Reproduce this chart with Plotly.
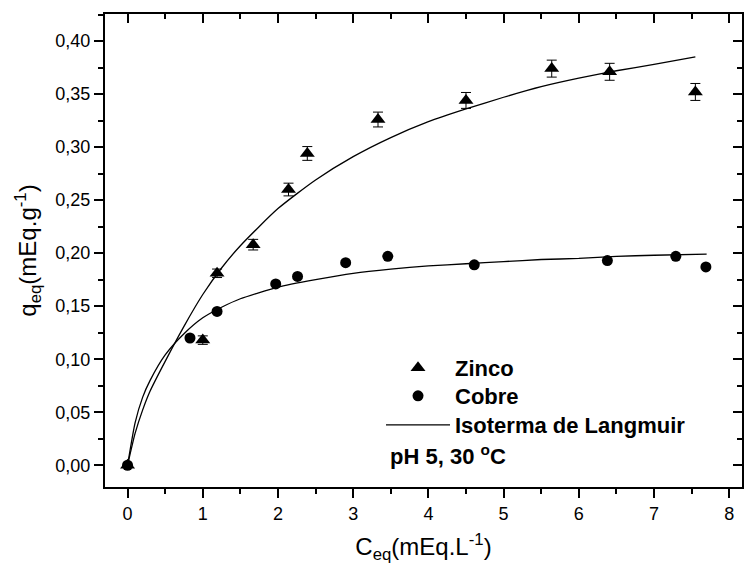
import plotly.graph_objects as go

# Equilibrium data (C_eq in mEq/L, q_eq in mEq/g)
c_zinco = [0.00, 1.00, 1.19, 1.67, 2.14, 2.39, 3.33, 4.50, 5.64, 6.41, 7.55]
q_zinco = [0.000, 0.118, 0.181, 0.208, 0.260, 0.294, 0.326, 0.344, 0.374, 0.371, 0.352]
err_zinco = [0.000, 0.004, 0.004, 0.005, 0.006, 0.0065, 0.007, 0.0075, 0.008, 0.008, 0.008]

c_cobre = [0.00, 0.83, 1.19, 1.97, 2.26, 2.90, 3.46, 4.61, 6.38, 7.29, 7.69]
q_cobre = [0.000, 0.120, 0.145, 0.171, 0.178, 0.191, 0.197, 0.189, 0.193, 0.197, 0.187]

# Langmuir isotherm curves
c_lang_zn = [0.0, 0.1, 0.2, 0.3, 0.5, 0.75, 1.0, 1.25, 1.5, 2.0, 2.5, 3.0, 3.5, 4.0,
             4.5, 5.0, 5.5, 6.0, 6.5, 7.0, 7.55]
q_lang_zn = [0.000, 0.030, 0.052, 0.070, 0.098, 0.131, 0.161, 0.186, 0.207, 0.242, 0.269,
             0.291, 0.309, 0.324, 0.336, 0.347, 0.357, 0.365, 0.372, 0.378, 0.385]
c_lang_cu = [0.0, 0.1, 0.2, 0.3, 0.5, 0.75, 1.0, 1.25, 1.5, 2.0, 2.5, 3.0, 3.5, 4.0,
             4.5, 5.0, 5.5, 6.0, 6.5, 7.0, 7.7]
q_lang_cu = [0.000, 0.040, 0.064, 0.080, 0.104, 0.124, 0.139, 0.149, 0.157, 0.168, 0.175,
             0.181, 0.185, 0.188, 0.190, 0.192, 0.194, 0.195, 0.197, 0.198, 0.199]

x_ticks = [0, 1, 2, 3, 4, 5, 6, 7, 8]
y_ticks = [0.00, 0.05, 0.10, 0.15, 0.20, 0.25, 0.30, 0.35, 0.40]

FONT = "Liberation Sans, Arial, sans-serif"
X_RANGE = [-0.3, 8.17]
Y_RANGE = [-0.0205, 0.4255]

fig = go.Figure()

fig.add_trace(go.Scatter(
    x=c_zinco, y=q_zinco, mode="markers", name="Zinco", legend="legend",
    marker=dict(symbol="triangle-up", size=13, color="black"),
    error_y=dict(type="data", array=err_zinco, visible=True,
                 color="black", thickness=1, width=5),
))
fig.add_trace(go.Scatter(
    x=c_cobre, y=q_cobre, mode="markers", name="Cobre", legend="legend2",
    marker=dict(symbol="circle", size=11, color="black"),
))
fig.add_trace(go.Scatter(
    x=c_lang_zn, y=q_lang_zn, mode="lines", name="Isoterma de Langmuir",
    legend="legend3",
    line=dict(color="black", width=1.3, shape="spline", smoothing=0.6),
))
fig.add_trace(go.Scatter(
    x=c_lang_cu, y=q_lang_cu, mode="lines", name="Isoterma de Langmuir",
    showlegend=False,
    line=dict(color="black", width=1.3, shape="spline", smoothing=0.6),
))

axis_common = dict(
    showline=True, linecolor="black", linewidth=2, mirror=False,
    showgrid=False, zeroline=False,
    tickcolor="black", tickwidth=1.5, ticklen=9,
)

fig.update_xaxes(
    **axis_common, range=X_RANGE, tickvals=x_ticks, ticks="outside",
    minor=dict(ticks="outside", dtick=0.5, tick0=0, ticklen=5,
               tickwidth=1.5, tickcolor="black"),
    tickfont=dict(family=FONT, size=18, color="black"),
    title=dict(text="C<sub>eq</sub>(mEq.L<sup>-1</sup>)",
               font=dict(family=FONT, size=24, color="black"), standoff=16),
)
fig.update_yaxes(
    **axis_common, range=Y_RANGE, tickvals=y_ticks, ticks="outside",
    tickformat=".2f",
    minor=dict(ticks="outside", dtick=0.025, tick0=0, ticklen=5,
               tickwidth=1.5, tickcolor="black"),
    tickfont=dict(family=FONT, size=18, color="black"),
    title=dict(text="q<sub>eq</sub>(mEq.g<sup>-1</sup>)",
               font=dict(family=FONT, size=24, color="black"), standoff=12),
)

# Top and right frame with inward ticks
fig.update_layout(
    xaxis2=dict(**axis_common, overlaying="x", side="top", range=X_RANGE,
                tickvals=x_ticks, ticks="inside", showticklabels=False,
                minor=dict(ticks="inside", dtick=0.5, tick0=0, ticklen=5,
                           tickwidth=1.5, tickcolor="black")),
    yaxis2=dict(**axis_common, overlaying="y", side="right", range=Y_RANGE,
                tickvals=y_ticks, ticks="inside", showticklabels=False,
                minor=dict(ticks="inside", dtick=0.025, tick0=0, ticklen=5,
                           tickwidth=1.5, tickcolor="black")),
)
# empty trace so the overlay axes are drawn
fig.add_trace(go.Scatter(x=[None], y=[None], xaxis="x2", yaxis="y2",
                         showlegend=False, hoverinfo="skip"))

fig.add_annotation(
    text="<b>pH 5, 30 <sup>o</sup>C</b>", xref="paper", yref="paper",
    x=0.445, y=0.068, xanchor="left", yanchor="middle", showarrow=False,
    font=dict(family=FONT, size=22, color="black"),
)

legend_style = dict(
    x=0.4333, xanchor="left", yanchor="top",
    bgcolor="rgba(0,0,0,0)", borderwidth=0, itemwidth=64,
    font=dict(family=FONT, size=22, color="black", weight="bold"),
)

fig.update_layout(
    width=744, height=568,
    margin=dict(l=105, r=2, t=14, b=81, autoexpand=False),
    paper_bgcolor="white", plot_bgcolor="white",
    separators=",.",
    showlegend=True,
    legend=dict(**legend_style, y=0.296),
    legend2=dict(**legend_style, y=0.2368),
    legend3=dict(**legend_style, y=0.1755),
)

fig.write_html("out.html")
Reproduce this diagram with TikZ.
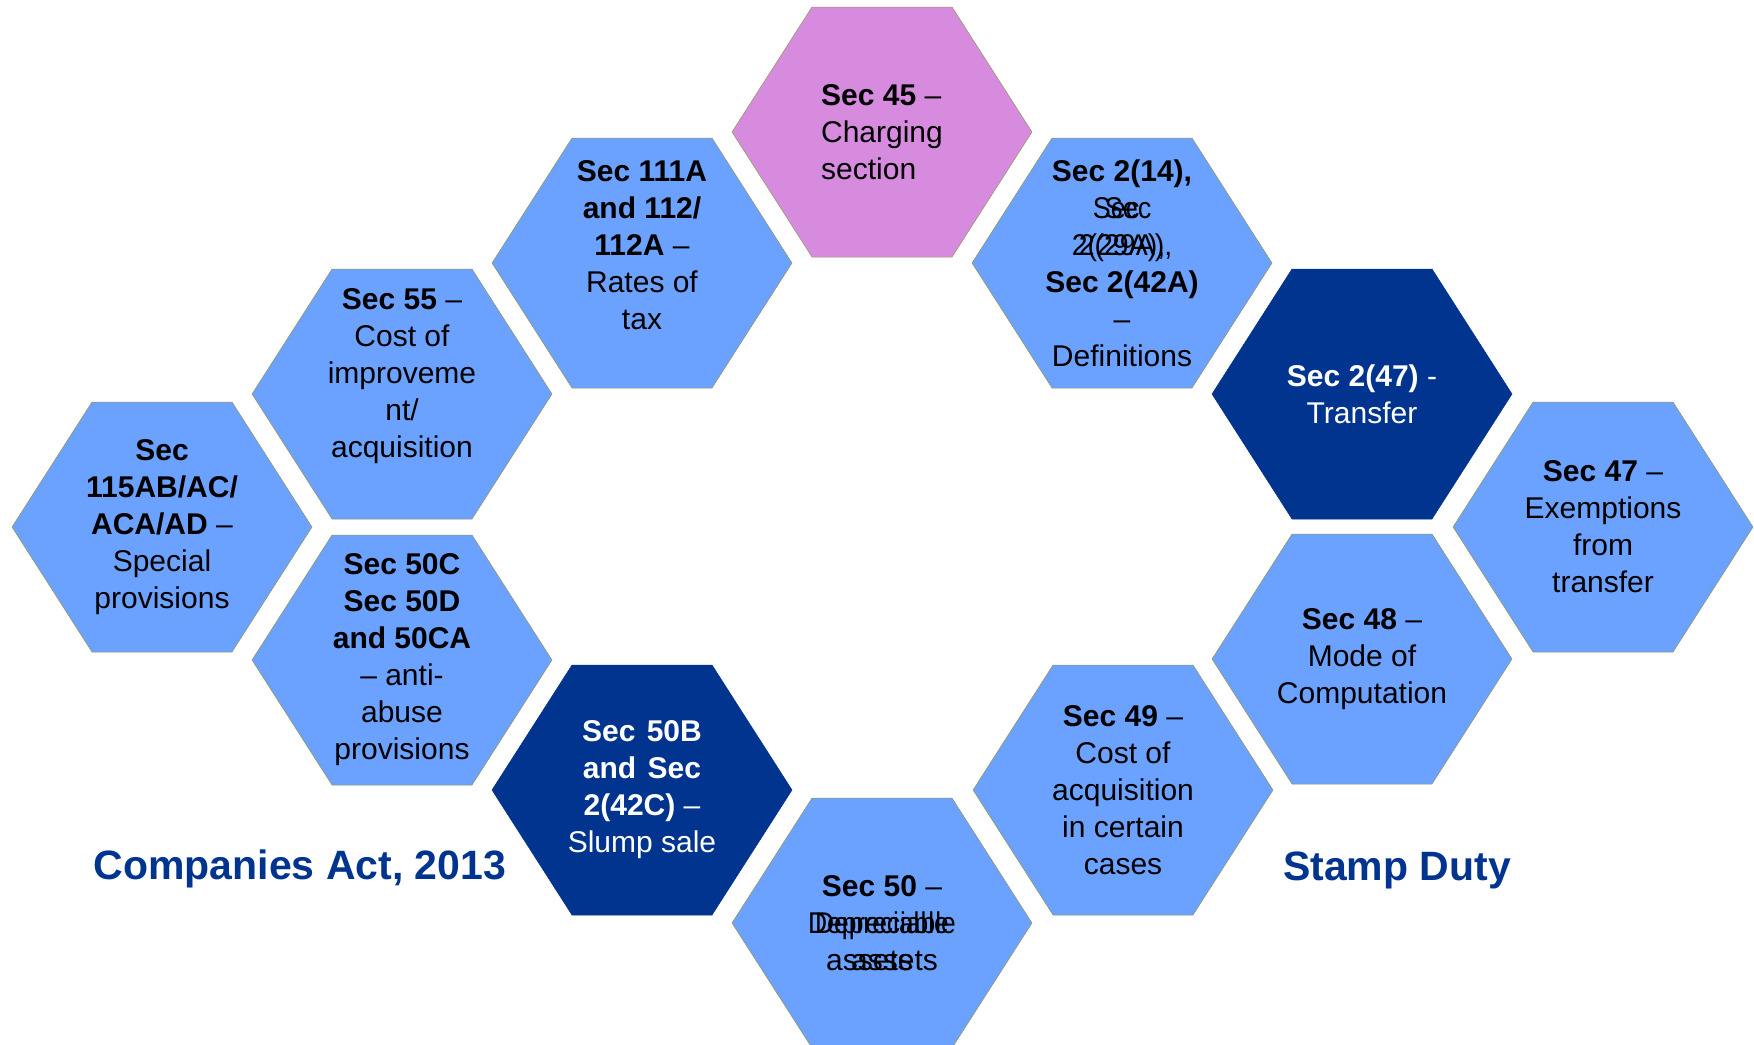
\documentclass[tikz,border=0pt]{standalone}
\usepackage{fontspec}
\setmainfont{Liberation Sans}
\usepackage{graphicx}
\usetikzlibrary{calc}
\definecolor{cellblue}{RGB}{107,161,255}
\definecolor{cellnavy}{RGB}{0,52,143}
\definecolor{cellpink}{RGB}{214,139,223}
\definecolor{celledge}{RGB}{150,150,90}
\tikzset{
  cell/.style={fill=cellblue,draw=celledge,line width=0.25pt},
  darkcell/.style={cell,fill=cellnavy,draw=cellnavy},
  pinkcell/.style={cell,fill=cellpink},
  txt/.style={font=\fontsize{15}{18.5}\selectfont,align=center,inner sep=0pt},
  title/.style={font=\fontsize{20.5}{24}\selectfont\bfseries,text=cellnavy,anchor=base},
}
% hexagon and its text: name, centre, fill style, text options, text
\newcommand{\hexcell}[5]{%
  \path[#3] ($(#2)+(-150,0)$) -- ++(80,-125) -- ++(140,0) -- ++(80,125)
    -- ++(-80,125) -- ++(-140,0) -- cycle;
  \node[txt,#4] (#1) at (#2) {#5};}
% a word set twice, the copies slightly apart
\newsavebox{\dupbox}
\newcommand{\twice}[3]{\sbox{\dupbox}{\scalebox{#2}[1]{#1}}%
  \hbox to \dimexpr\wd\dupbox+#3\relax{\rlap{\usebox{\dupbox}}\kern#3\relax\usebox{\dupbox}}}

\begin{document}
\begin{tikzpicture}[x=0.5pt,y=-0.5pt]
  \clip (0,0) rectangle (1754,1044);

  \hexcell{s45}{882,132}{pinkcell}{align=left}{\textbf{Sec 45} –\\Charging\\section}
  \hexcell{s111}{642,263}{cell}{yshift=9pt}{\textbf{Sec 111A}\\\textbf{and 112/}\\\textbf{112A} –\\Rates of\\tax}
  \hexcell{s55}{402,394}{cell}{yshift=9pt}{\textbf{Sec 55} –\\Cost of\\improveme\\nt/\\acquisition}
  \hexcell{s115}{162,527}{cell}{}{\textbf{Sec}\\\textbf{115AB/AC/}\\\textbf{ACA/AD} –\\Special\\provisions}
  \hexcell{s50c}{402,660}{cell}{}{\textbf{Sec 50C}\\\textbf{Sec 50D}\\\textbf{and 50CA}\\– anti-\\abuse\\provisions}
  \hexcell{s50b}{642,790}{darkcell}{text=white}{\textbf{Sec\hspace{1.5pt} 50B}\\\textbf{and\hspace{1.5pt} Sec}\\\textbf{2(42C)} –\\Slump sale}
  \hexcell{s50}{882,923}{cell}{}{\textbf{Sec 50} –\\\twice{Depreciable}{0.88}{3.5pt}\\\twice{assets}{1}{12.5pt}}
  \hexcell{s49}{1123,790}{cell}{}{\textbf{Sec 49} –\\Cost of\\acquisition\\in certain\\cases}
  \hexcell{s48}{1362,659}{cell}{}{\textbf{Sec 48} –\\Mode of\\Computation}
  \hexcell{s47}{1603,527}{cell}{}{\textbf{Sec 47} –\\Exemptions\\from\\transfer}
  \hexcell{s247}{1362,394}{darkcell}{text=white}{\textbf{Sec 2(47)} -\\Transfer}
  \hexcell{s214}{1122,263}{cell}{}{\textbf{Sec 2(14),}\\\twice{Sec}{0.9}{6pt}\\\twice{2(29A),}{0.95}{3.5pt}\\\textbf{Sec 2(42A)}\\–\\Definitions}

  \node[title] (ca) at (300,879) {Companies Act, 2013};
  \node[title] (sd) at (1397,880) {Stamp Duty};
\end{tikzpicture}
\end{document}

SET TASK:
Restate word for word only the lines from where the entries begin through the one with "0.193, 0.197, 0.187]"; omit the pictures.

WRITTEN RESPONSE:
Reproduce this chart with Plotly.
import plotly.graph_objects as go

# Equilibrium data (C_eq in mEq/L, q_eq in mEq/g)
c_zinco = [0.00, 1.00, 1.19, 1.67, 2.14, 2.39, 3.33, 4.50, 5.64, 6.41, 7.55]
q_zinco = [0.000, 0.118, 0.181, 0.208, 0.260, 0.294, 0.326, 0.344, 0.374, 0.371, 0.352]
err_zinco = [0.000, 0.004, 0.004, 0.005, 0.006, 0.0065, 0.007, 0.0075, 0.008, 0.008, 0.008]

c_cobre = [0.00, 0.83, 1.19, 1.97, 2.26, 2.90, 3.46, 4.61, 6.38, 7.29, 7.69]
q_cobre = [0.000, 0.120, 0.145, 0.171, 0.178, 0.191, 0.197, 0.189, 0.193, 0.197, 0.187]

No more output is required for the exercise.